To carry the parallels further, in the best work of a singer-song writer like Jackson Browne, the actual music, the choice of instruments, the tempo, pace, changes in volume, etc., all work the same way as composition, framing, focus, etc., work in a photograph. All of the elements used in making a song or a photograph, collectively express the mood the author wants to create. As for the actual narrative that follows the mood that is being created, in a a song, it is usually the lyrics, like the content of the photograph that builds the narrative. Another example of this is the early work of Billy Joel. Listening to the music that precedes the lyrics, at the start of his song, Worse Comes To Worst, gets you in the mood for the journey he is about to take the listener on.
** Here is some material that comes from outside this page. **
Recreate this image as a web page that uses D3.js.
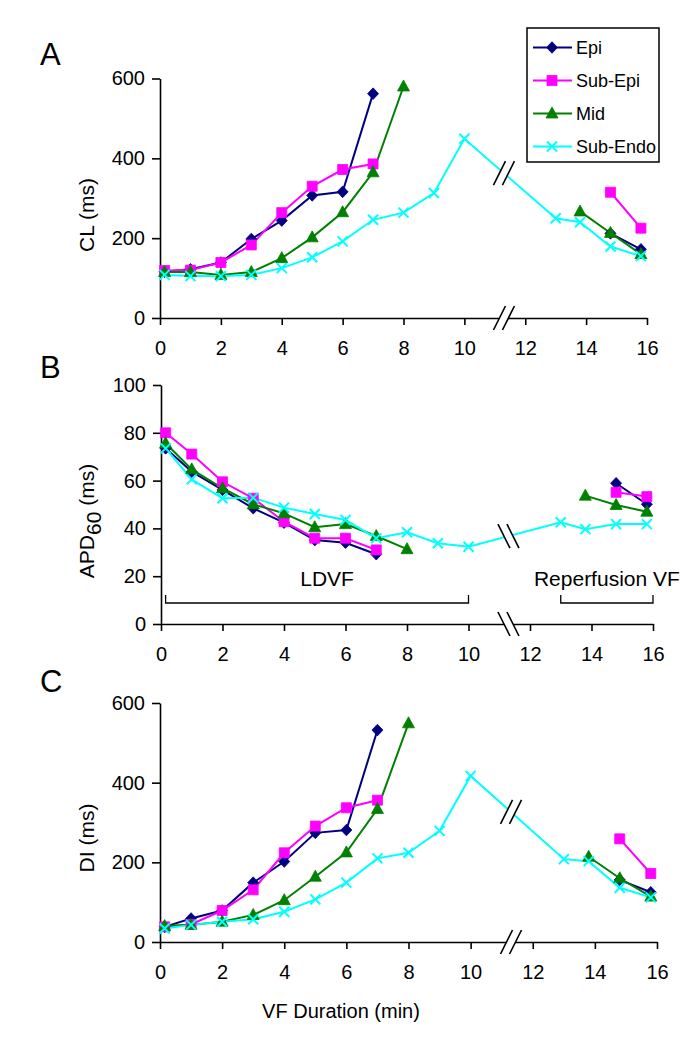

If you think about it, that is an important lessons for photographers. No, photographs don’t literally unfold over time like songs or poems. But they are experienced by the viewer over time (and on two levels.) There is the first, instant and intuitive reaction, which is usually a response to the formal issues of the photograph and then there is the intellectual experience of that same image. The second reaction unfolds over a longer period of time as the viewer comes to terms with the narrative of the image. The collective experience of both the instant and the intellectual reactions is what make or breaks the photograph for the viewer.

My interest in all of this may be a result of growing up in a household that had a limited devotion to art and a stronger interest in popular culture. That may explain my lack of an obvious passion for paintings. Or it might be that I understand my chosen medium, both how I practice it and how others experience the work I make. Or it may be I know where I stand, given a choice between the model of a painter in the studio building his art from his imagination vs the poet drawing on his encounters with life in the real world.

One response to “Poets not painters”

  1. Clement Greenberg, the critic that pretty much shaped Amercian Modernism, said that photography was closer to literature than to other visual arts such as painting. Walker Evans also said over and over that his main influences were Flaubert and Baudelaire. Although both, Greenberg and Evans, were probably trying to cover their tracks a bit, I still think they had a point.